After every major natural disaster that disrupts global supply chains there are voices that cry out “A-ha! I told you just in time doesn’t work!” So with the Icelandic volcano turning European skies airoplane-free for a few days. News programs report shortages of critical raw materials, such as bananas in Germany. Although the skies seem to be clearing, extended across weeks such a situation could threaten to shake the foundations of the industrialized West. If I had power to influence the future of aviation, blimps would play a major role, their bulbous forms filling our skies, uninhibited by jet-engines which clog with volcanic debris.

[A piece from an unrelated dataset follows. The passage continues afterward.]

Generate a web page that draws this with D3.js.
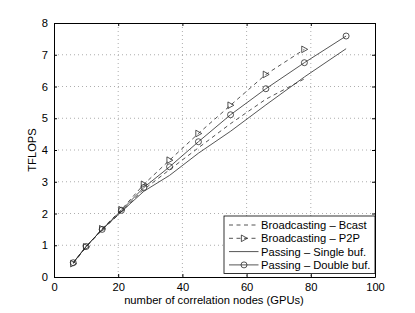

Lean systems promote problem solving to drive out waste, which is exposed by just in time flow, work that is triggered by pull from the downstream (customer) process and that is paced by customer demand. Inventory is reduced not only because of the costs associated with owning and managing it but because inventory acts to cover up weak spots in the supply chain. But once exposed, these weaknesses need to be either shored up or covered by redundant stock, systems or resources. Since not all problems can be immediately solved, unless we accept that we allow supply chains to run dry from time to time, redundancy is a necessary part of lean systems, though never value-added or an end in itself.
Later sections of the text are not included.